YarnCluster运行模式,把资源调度交给Yarn来管理,而且driver运行的节点是由Rm来选择节点运行的。
通过sparksubmit提交,会运行SparkSubmit这个类
SparkSubmit 的main方法
def main(args: Array[String]): Unit = {
//封装传进来的参数
val appArgs = new SparkSubmitArguments(args)
//....
//action可以赋值,没有值 默认的是submit
appArgs.action match {
//提交
case SparkSubmitAction.SUBMIT => submit(appArgs)
case SparkSubmitAction.KILL => kill(appArgs)
case SparkSubmitAction.REQUEST_STATUS => requestStatus(appArgs)
}
SparkSubmit 的submit()方法 重点childMainClass的值
/**
* Submit the application using the provided parameters.
*
* This runs in two steps. First, we prepare the launch environment by setting up
* the appropriate classpath, system properties, and application arguments for
* running the child main class based on the cluster manager and the deploy mode.

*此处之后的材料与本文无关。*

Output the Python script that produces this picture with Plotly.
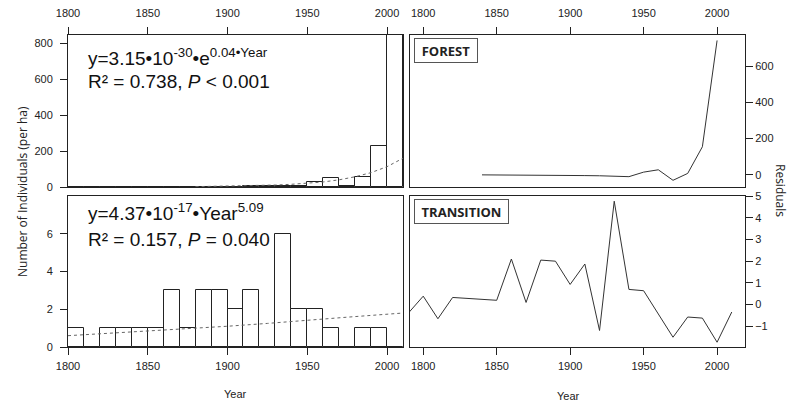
import plotly.graph_objects as go

# ---------------- data ----------------
bin_start = [1800, 1810, 1820, 1830, 1840, 1850, 1860, 1870, 1880, 1890, 1900,
             1910, 1920, 1930, 1940, 1950, 1960, 1970, 1980, 1990, 2000]
forest_counts = [0, 0, 0, 0, 0.5, 0.5, 0.5, 0.5, 0.5, 1, 2,
                 3, 5, 6, 8, 28, 52, 5, 55, 228, 860]
transition_counts = [1, 0, 1, 1, 1, 1, 3, 1, 3, 3, 2,
                     3, 0, 6, 2, 2, 1, 0, 1, 1, 0]

forest_fit_year = [1880, 1890, 1900, 1910, 1920, 1930, 1940, 1950, 1960, 1970,
                   1980, 1990, 2000, 2010]
forest_fit_val = [2, 3, 4, 6, 8, 11, 15, 20, 28, 40, 57, 80, 113, 160]

trans_fit_year = [1800, 1825, 1850, 1875, 1900, 1925, 1950, 1975, 2010]
trans_fit_val = [0.6, 0.72, 0.84, 0.97, 1.1, 1.25, 1.4, 1.58, 1.8]

forest_res_year = [1840, 1850, 1860, 1870, 1880, 1890, 1900, 1910, 1920, 1930,
                   1940, 1950, 1960, 1970, 1980, 1990, 2000]
forest_res = [0, 0, 0, 0, 0, -2, -3, -4, -5, -7, -10, 15, 28, -30, 8, 155, 742]

trans_res_year = [1790, 1800, 1810, 1820, 1850, 1860, 1870, 1880, 1890, 1900,
                  1910, 1920, 1930, 1940, 1950, 1970, 1980, 1990, 2000, 2010]
trans_res = [-0.38, 0.39, -0.65, 0.33, 0.2, 2.1, 0.1, 2.05, 2.0, 0.93,
             1.87, -1.19, 4.76, 0.7, 0.64, -1.5, -0.57, -0.62, -1.73, -0.34]

year_ticks = [1800, 1850, 1900, 1950, 2000]
forest_ticks = [0, 200, 400, 600, 800]
trans_ticks = [0, 2, 4, 6]
forest_res_ticks = [0, 200, 400, 600]
trans_res_ticks = [-1, 0, 1, 2, 3, 4, 5]

# ---------------- figure ----------------
W, H = 793, 408
ML, MR, MT, MB = 68, 48, 35, 61
pw, ph = W - ML - MR, H - MT - MB


def px_x(x):
    return (x - ML) / pw


def px_y(y):
    return (H - MB - y) / ph


fig = go.Figure()

bar_style = dict(marker=dict(color="white", line=dict(color="#222", width=1)),
                 width=10, offset=0, showlegend=False, hoverinfo="skip")
fig.add_trace(go.Bar(x=bin_start, y=forest_counts, xaxis="x", yaxis="y", **bar_style))
fig.add_trace(go.Scatter(x=forest_fit_year, y=forest_fit_val, xaxis="x", yaxis="y",
                         mode="lines", line=dict(color="#666", width=1, dash="dot"),
                         showlegend=False))
fig.add_trace(go.Bar(x=bin_start, y=transition_counts, xaxis="x2", yaxis="y2", **bar_style))
fig.add_trace(go.Scatter(x=trans_fit_year, y=trans_fit_val, xaxis="x2", yaxis="y2",
                         mode="lines", line=dict(color="#666", width=1, dash="dot"),
                         showlegend=False))
fig.add_trace(go.Scatter(x=forest_res_year, y=forest_res, xaxis="x3", yaxis="y3",
                         mode="lines", line=dict(color="#333", width=1),
                         showlegend=False))
fig.add_trace(go.Scatter(x=trans_res_year, y=trans_res, xaxis="x4", yaxis="y4",
                         mode="lines", line=dict(color="#333", width=1),
                         showlegend=False))

xl = [0, px_x(403)]
xr = [px_x(410), 1]
yt = [px_y(187), 1]
yb = [0, px_y(196)]

tickfont = dict(family="Liberation Sans, Arial", size=11, color="#222")
common = dict(showline=True, linecolor="#222", linewidth=1, mirror=True,
              ticks="outside", ticklen=7, tickcolor="#222", tickwidth=1,
              showgrid=False, zeroline=False, tickfont=tickfont, automargin=False)

fig.update_layout(
    width=W, height=H,
    margin=dict(l=ML, r=MR, t=MT, b=MB, autoexpand=False),
    plot_bgcolor="white", paper_bgcolor="white",
    bargap=0,
    xaxis=dict(domain=xl, anchor="y", range=[1800, 2010], side="top",
               tickvals=year_ticks, ticklabelstandoff=6, **common),
    yaxis=dict(domain=yt, anchor="x", range=[0, 845], tickvals=forest_ticks,
               ticklabelstandoff=5, **common),
    xaxis2=dict(domain=xl, anchor="y2", range=[1800, 2010], side="bottom",
                tickvals=year_ticks, ticklabelstandoff=2, **common),
    yaxis2=dict(domain=yb, anchor="x2", range=[0, 8], tickvals=trans_ticks,
                ticklabelstandoff=5, **common),
    xaxis3=dict(domain=xr, anchor="y3", range=[1791, 2019], side="top",
                tickvals=year_ticks, ticklabelstandoff=6, **common),
    yaxis3=dict(domain=yt, anchor="x3", range=[-67, 772], side="right",
                tickvals=forest_res_ticks, **common),
    xaxis4=dict(domain=xr, anchor="y4", range=[1791, 2019], side="bottom",
                tickvals=year_ticks, ticklabelstandoff=2, **common),
    yaxis4=dict(domain=yb, anchor="x4", range=[-1.95, 5], side="right",
                tickvals=trans_res_ticks, **common),
)

eqfont = dict(family="Liberation Sans, Arial", size=19, color="#111")
ann = [
    dict(text="y=3.15•10<sup>-30</sup>•e<sup>0.04•Year</sup>", x=px_x(86), y=px_y(57),
         xanchor="left", yanchor="middle", font=eqfont),
    dict(text="R² = 0.738, <i>P</i> < 0.001", x=px_x(86), y=px_y(81),
         xanchor="left", yanchor="middle", font=eqfont),
    dict(text="y=4.37•10<sup>-17</sup>•Year<sup>5.09</sup>", x=px_x(86), y=px_y(212),
         xanchor="left", yanchor="middle", font=eqfont),
    dict(text="R² = 0.157, <i>P</i> = 0.040", x=px_x(86), y=px_y(239),
         xanchor="left", yanchor="middle", font=eqfont),
    dict(text="<b>FOREST</b>", x=px_x(414), y=px_y(38), xanchor="left", yanchor="top",
         font=dict(family="Open Sans", size=13, color="#222"),
         bordercolor="#555", borderwidth=1, borderpad=3, width=56, height=17,
         bgcolor="white"),
    dict(text="<b>TRANSITION</b>", x=px_x(414), y=px_y(199), xanchor="left", yanchor="top",
         font=dict(family="Open Sans", size=13, color="#222"),
         bordercolor="#555", borderwidth=1, borderpad=3, width=87, height=17,
         bgcolor="white"),
    dict(text="Number of Individuals (per ha)", x=px_x(22), y=px_y(192), textangle=-90,
         xanchor="center", yanchor="middle",
         font=dict(family="Open Sans", size=12, color="#222")),
    dict(text="Residuals", x=px_x(781), y=px_y(190), textangle=90,
         xanchor="center", yanchor="middle",
         font=dict(family="Open Sans", size=12, color="#222")),
    dict(text="Year", x=px_x(235), y=px_y(394), xanchor="center", yanchor="middle",
         font=dict(family="Liberation Sans, Arial", size=11, color="#222")),
    dict(text="Year", x=px_x(568), y=px_y(396), xanchor="center", yanchor="middle",
         font=dict(family="Liberation Sans, Arial", size=11, color="#222")),
]
for a in ann:
    a.update(xref="paper", yref="paper", showarrow=False)
fig.update_layout(annotations=ann)

fig.write_html("out.html")
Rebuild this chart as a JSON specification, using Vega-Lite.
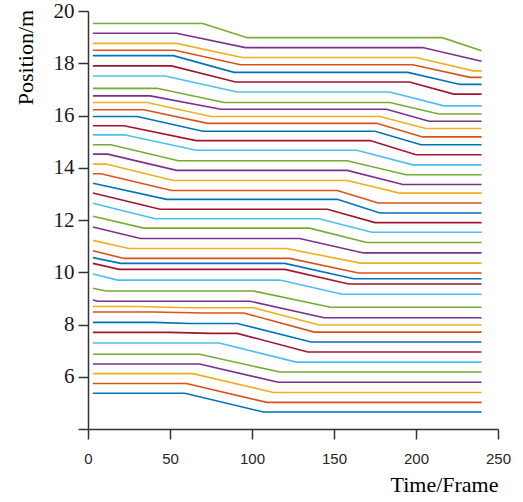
{
  "$schema": "https://vega.github.io/schema/vega-lite/v6.json",
  "autosize": "none",
  "width": 410,
  "height": 418,
  "padding": {"left": 88, "top": 11, "right": 25, "bottom": 73},
  "background": "white",
  "config": {"view": {"stroke": null}},
  "data": {"values": [
    {"s":40,"t":3,"v":19.52},{"s":40,"t":70,"v":19.52},{"s":40,"t":97,"v":18.98},{"s":40,"t":216,"v":18.98},{"s":40,"t":240,"v":18.48},
    {"s":39,"t":3,"v":19.15},{"s":39,"t":54,"v":19.15},{"s":39,"t":96,"v":18.6},{"s":39,"t":204,"v":18.6},{"s":39,"t":240,"v":18.08},
    {"s":38,"t":3,"v":18.76},{"s":38,"t":54,"v":18.76},{"s":38,"t":94,"v":18.22},{"s":38,"t":200,"v":18.22},{"s":38,"t":235,"v":17.71},{"s":38,"t":240,"v":17.71},
    {"s":37,"t":3,"v":18.5},{"s":37,"t":53,"v":18.5},{"s":37,"t":93,"v":17.94},{"s":37,"t":198,"v":17.94},{"s":37,"t":233,"v":17.46},{"s":37,"t":240,"v":17.46},
    {"s":36,"t":3,"v":18.29},{"s":36,"t":52,"v":18.29},{"s":36,"t":89,"v":17.65},{"s":36,"t":195,"v":17.65},{"s":36,"t":227,"v":17.19},{"s":36,"t":240,"v":17.19},
    {"s":35,"t":3,"v":17.9},{"s":35,"t":51,"v":17.9},{"s":35,"t":90,"v":17.28},{"s":35,"t":196,"v":17.28},{"s":35,"t":223,"v":16.82},{"s":35,"t":240,"v":16.82},
    {"s":34,"t":3,"v":17.51},{"s":34,"t":47,"v":17.51},{"s":34,"t":91,"v":16.9},{"s":34,"t":184,"v":16.9},{"s":34,"t":217,"v":16.37},{"s":34,"t":240,"v":16.37},
    {"s":33,"t":3,"v":17.04},{"s":33,"t":42,"v":17.04},{"s":33,"t":83,"v":16.5},{"s":33,"t":184,"v":16.5},{"s":33,"t":214,"v":16.06},{"s":33,"t":240,"v":16.06},
    {"s":32,"t":3,"v":16.75},{"s":32,"t":38,"v":16.75},{"s":32,"t":81,"v":16.24},{"s":32,"t":182,"v":16.24},{"s":32,"t":208,"v":15.78},{"s":32,"t":240,"v":15.78},
    {"s":31,"t":3,"v":16.5},{"s":31,"t":36,"v":16.5},{"s":31,"t":75,"v":15.96},{"s":31,"t":178,"v":15.96},{"s":31,"t":206,"v":15.5},{"s":31,"t":240,"v":15.5},
    {"s":30,"t":3,"v":16.22},{"s":30,"t":34,"v":16.22},{"s":30,"t":73,"v":15.7},{"s":30,"t":176,"v":15.7},{"s":30,"t":204,"v":15.18},{"s":30,"t":240,"v":15.18},
    {"s":29,"t":3,"v":15.96},{"s":29,"t":30,"v":15.96},{"s":29,"t":70,"v":15.4},{"s":29,"t":175,"v":15.4},{"s":29,"t":203,"v":14.88},{"s":29,"t":240,"v":14.88},
    {"s":28,"t":3,"v":15.61},{"s":28,"t":22,"v":15.61},{"s":28,"t":66,"v":15.04},{"s":28,"t":172,"v":15.04},{"s":28,"t":200,"v":14.5},{"s":28,"t":240,"v":14.5},
    {"s":27,"t":3,"v":15.26},{"s":27,"t":22,"v":15.26},{"s":27,"t":66,"v":14.67},{"s":27,"t":164,"v":14.67},{"s":27,"t":198,"v":14.11},{"s":27,"t":240,"v":14.11},
    {"s":26,"t":3,"v":14.88},{"s":26,"t":14,"v":14.88},{"s":26,"t":55,"v":14.27},{"s":26,"t":158,"v":14.27},{"s":26,"t":194,"v":13.73},{"s":26,"t":240,"v":13.73},
    {"s":25,"t":3,"v":14.52},{"s":25,"t":12,"v":14.52},{"s":25,"t":54,"v":13.9},{"s":25,"t":158,"v":13.9},{"s":25,"t":192,"v":13.36},{"s":25,"t":240,"v":13.36},
    {"s":24,"t":3,"v":14.14},{"s":24,"t":11,"v":14.14},{"s":24,"t":52,"v":13.51},{"s":24,"t":158,"v":13.51},{"s":24,"t":190,"v":13.03},{"s":24,"t":240,"v":13.03},
    {"s":23,"t":3,"v":13.77},{"s":23,"t":8,"v":13.77},{"s":23,"t":51,"v":13.13},{"s":23,"t":152,"v":13.13},{"s":23,"t":177,"v":12.65},{"s":23,"t":240,"v":12.65},
    {"s":22,"t":3,"v":13.41},{"s":22,"t":48,"v":12.79},{"s":22,"t":152,"v":12.79},{"s":22,"t":178,"v":12.27},{"s":22,"t":240,"v":12.27},
    {"s":21,"t":3,"v":13.03},{"s":21,"t":44,"v":12.41},{"s":21,"t":146,"v":12.41},{"s":21,"t":175,"v":11.9},{"s":21,"t":240,"v":11.9},
    {"s":20,"t":3,"v":12.64},{"s":20,"t":41,"v":12.05},{"s":20,"t":141,"v":12.05},{"s":20,"t":173,"v":11.53},{"s":20,"t":240,"v":11.53},
    {"s":19,"t":3,"v":12.14},{"s":19,"t":34,"v":11.69},{"s":19,"t":135,"v":11.69},{"s":19,"t":170,"v":11.14},{"s":19,"t":240,"v":11.14},
    {"s":18,"t":3,"v":11.73},{"s":18,"t":32,"v":11.29},{"s":18,"t":129,"v":11.29},{"s":18,"t":168,"v":10.74},{"s":18,"t":240,"v":10.74},
    {"s":17,"t":3,"v":11.22},{"s":17,"t":25,"v":10.91},{"s":17,"t":121,"v":10.91},{"s":17,"t":166,"v":10.35},{"s":17,"t":240,"v":10.35},
    {"s":16,"t":3,"v":10.82},{"s":16,"t":22,"v":10.53},{"s":16,"t":123,"v":10.53},{"s":16,"t":165,"v":9.97},{"s":16,"t":240,"v":9.97},
    {"s":15,"t":3,"v":10.56},{"s":15,"t":20,"v":10.34},{"s":15,"t":120,"v":10.34},{"s":15,"t":162,"v":9.75},{"s":15,"t":240,"v":9.75},
    {"s":14,"t":3,"v":10.34},{"s":14,"t":19,"v":10.11},{"s":14,"t":120,"v":10.11},{"s":14,"t":159,"v":9.55},{"s":14,"t":240,"v":9.55},
    {"s":13,"t":3,"v":9.93},{"s":13,"t":18,"v":9.7},{"s":13,"t":117,"v":9.7},{"s":13,"t":155,"v":9.16},{"s":13,"t":240,"v":9.16},
    {"s":12,"t":3,"v":9.39},{"s":12,"t":11,"v":9.28},{"s":12,"t":101,"v":9.28},{"s":12,"t":148,"v":8.66},{"s":12,"t":240,"v":8.66},
    {"s":11,"t":3,"v":8.94},{"s":11,"t":6,"v":8.89},{"s":11,"t":99,"v":8.89},{"s":11,"t":144,"v":8.26},{"s":11,"t":240,"v":8.26},
    {"s":10,"t":3,"v":8.69},{"s":10,"t":30,"v":8.69},{"s":10,"t":60,"v":8.64},{"s":10,"t":101,"v":8.64},{"s":10,"t":141,"v":7.98},{"s":10,"t":240,"v":7.98},
    {"s":9,"t":3,"v":8.48},{"s":9,"t":40,"v":8.48},{"s":9,"t":70,"v":8.44},{"s":9,"t":95,"v":8.44},{"s":9,"t":138,"v":7.71},{"s":9,"t":240,"v":7.71},
    {"s":8,"t":3,"v":8.08},{"s":8,"t":40,"v":8.08},{"s":8,"t":62,"v":8.04},{"s":8,"t":91,"v":8.04},{"s":8,"t":136,"v":7.33},{"s":8,"t":240,"v":7.33},
    {"s":7,"t":3,"v":7.7},{"s":7,"t":50,"v":7.7},{"s":7,"t":75,"v":7.66},{"s":7,"t":91,"v":7.66},{"s":7,"t":134,"v":6.95},{"s":7,"t":240,"v":6.95},
    {"s":6,"t":3,"v":7.29},{"s":6,"t":80,"v":7.29},{"s":6,"t":127,"v":6.56},{"s":6,"t":240,"v":6.56},
    {"s":5,"t":3,"v":6.86},{"s":5,"t":68,"v":6.86},{"s":5,"t":117,"v":6.18},{"s":5,"t":240,"v":6.18},
    {"s":4,"t":3,"v":6.49},{"s":4,"t":68,"v":6.49},{"s":4,"t":116,"v":5.79},{"s":4,"t":240,"v":5.79},
    {"s":3,"t":3,"v":6.12},{"s":3,"t":64,"v":6.12},{"s":3,"t":113,"v":5.4},{"s":3,"t":240,"v":5.4},
    {"s":2,"t":3,"v":5.74},{"s":2,"t":60,"v":5.74},{"s":2,"t":109,"v":5.02},{"s":2,"t":240,"v":5.02},
    {"s":1,"t":3,"v":5.37},{"s":1,"t":59,"v":5.37},{"s":1,"t":107,"v":4.65},{"s":1,"t":240,"v":4.65}
  ]},
  "mark": {"type": "line", "strokeWidth": 1.6, "clip": true},
  "encoding": {
    "x": {"field": "t", "type": "quantitative",
      "scale": {"domain": [0, 250], "nice": false, "zero": false},
      "axis": {"values": [0, 50, 100, 150, 200, 250], "grid": false,
        "title": "Time/Frame", "titleFont": "Liberation Serif", "titleFontSize": 22, "titleFontWeight": "normal", "titleColor": "#000",
        "titleAnchor": "end", "titleAlign": "right", "titleBaseline": "alphabetic", "titleX": 410, "titleY": 62,
        "labelFont": "Liberation Sans", "labelFontSize": 15, "labelColor": "#262626", "labelPadding": 12, "labelFlush": false,
        "tickSize": 10, "tickWidth": 1.5, "tickColor": "#333", "domainColor": "#333", "domainWidth": 1.5}},
    "y": {"field": "v", "type": "quantitative",
      "scale": {"domain": [4, 20], "nice": false, "zero": false},
      "axis": {"values": [4, 6, 8, 10, 12, 14, 16, 18, 20], "grid": false,
        "labelExpr": "datum.value == 4 ? '' : datum.label",
        "title": "Position/m", "titleFont": "Liberation Serif", "titleFontSize": 22, "titleFontWeight": "normal", "titleColor": "#000",
        "titleAngle": -90, "titleAlign": "center", "titleBaseline": "middle", "titleX": -63, "titleY": 46,
        "labelFont": "Liberation Serif", "labelFontSize": 21, "labelColor": "#1a1a1a", "labelPadding": 4, "labelFlush": false,
        "tickSize": 10, "tickWidth": 1.5, "tickColor": "#333", "domainColor": "#333", "domainWidth": 1.5}},
    "detail": {"field": "s"},
    "color": {"field": "s", "type": "nominal", "legend": null,
      "scale": {"domain": [1,2,3,4,5,6,7,8,9,10,11,12,13,14,15,16,17,18,19,20,21,22,23,24,25,26,27,28,29,30,31,32,33,34,35,36,37,38,39,40],
        "range": ["#0072BD","#D95319","#EDB120","#7E2F8E","#77AC30","#4DBEEE","#A2142F",
                  "#0072BD","#D95319","#EDB120","#7E2F8E","#77AC30","#4DBEEE","#A2142F",
                  "#0072BD","#D95319","#EDB120","#7E2F8E","#77AC30","#4DBEEE","#A2142F",
                  "#0072BD","#D95319","#EDB120","#7E2F8E","#77AC30","#4DBEEE","#A2142F",
                  "#0072BD","#D95319","#EDB120","#7E2F8E","#77AC30","#4DBEEE","#A2142F",
                  "#0072BD","#D95319","#EDB120","#7E2F8E","#77AC30"]}}
  }
}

* Second, we use this launch environment to invoke the main method of the child
* main class.
*/
@tailrec
private def submit(args: SparkSubmitArguments): Unit = {
//重点关注这个方法,注意childMainClass的值,见下
val (childArgs, childClasspath, sysProps, childMainClass) = prepareSubmitEnvironment(args)
def doRunMain(): Unit = {
if (args.proxyUser != null) {
val proxyUser = UserGroupInformation.createProxyUser(args.proxyUser,
UserGroupInformation.getCurrentUser())
try {
proxyUser.doAs(new PrivilegedExceptionAction[Unit]() {
override def run(): Unit = {
runMain(childArgs, childClasspath, sysProps, childMainClass, args.verbose)
}
})
} catch {
case e: Exception =>
// Hadoop's AuthorizationException suppresses the exception's stack trace, which
// makes the message printed to the output by the JVM not very helpful. Instead,
// detect exceptions with empty stack traces here, and treat them differently.
if (e.getStackTrace().length == 0) {
// scalastyle:off println
printStream.println(s"ERROR: ${e.getClass().getName()}: ${e.getMessage()}")
// scalastyle:on println
exitFn(1)
} else {
throw e
}
}
} else {
//不管怎么都会走runMain方法
runMain(childArgs, childClasspath, sysProps, childMainClass, args.verbose)
}
}
// In standalone cluster mode, there are two submission gateways:
// (1) The traditional RPC gateway using o.a.s.deploy.Client as a wrapper
// (2) The new REST-based gateway introduced in Spark 1.3
// The latter is the default behavior as of Spark 1.3, but Spark submit will fail over
// to use the legacy gateway if the master endpoint turns out to be not a REST server.
if (args.isStandaloneCluster && args.useRest) {
try {
// scalastyle:off println
printStream.println("Running Spark using the REST application submission protocol.")
// scalastyle:on println
doRunMain()
} catch {
// Fail over to use the legacy submission gateway
case e: SubmitRestConnectionException =>
printWarning(s"Master endpoint ${args.master} was not a REST server. " +
"Falling back to legacy submission gateway instead.")
args.useRest = false
submit(args)
}
// In all other modes, just run the main class as prepared
} else {
doRunMain()
}
}
SparkSubmit 的prepareSubmitEnvironment()方法 重点childMainClass的值
/**
* Prepare the environment for submitting an application.
* This returns a 4-tuple:
* (1) the arguments for the child process,
* (2) a list of classpath entries for the child,
* (3) a map of system properties, and
* (4) the main class for the child
* Exposed for testing.
*/
private[deploy] def prepareSubmitEnvironment(args: SparkSubmitArguments)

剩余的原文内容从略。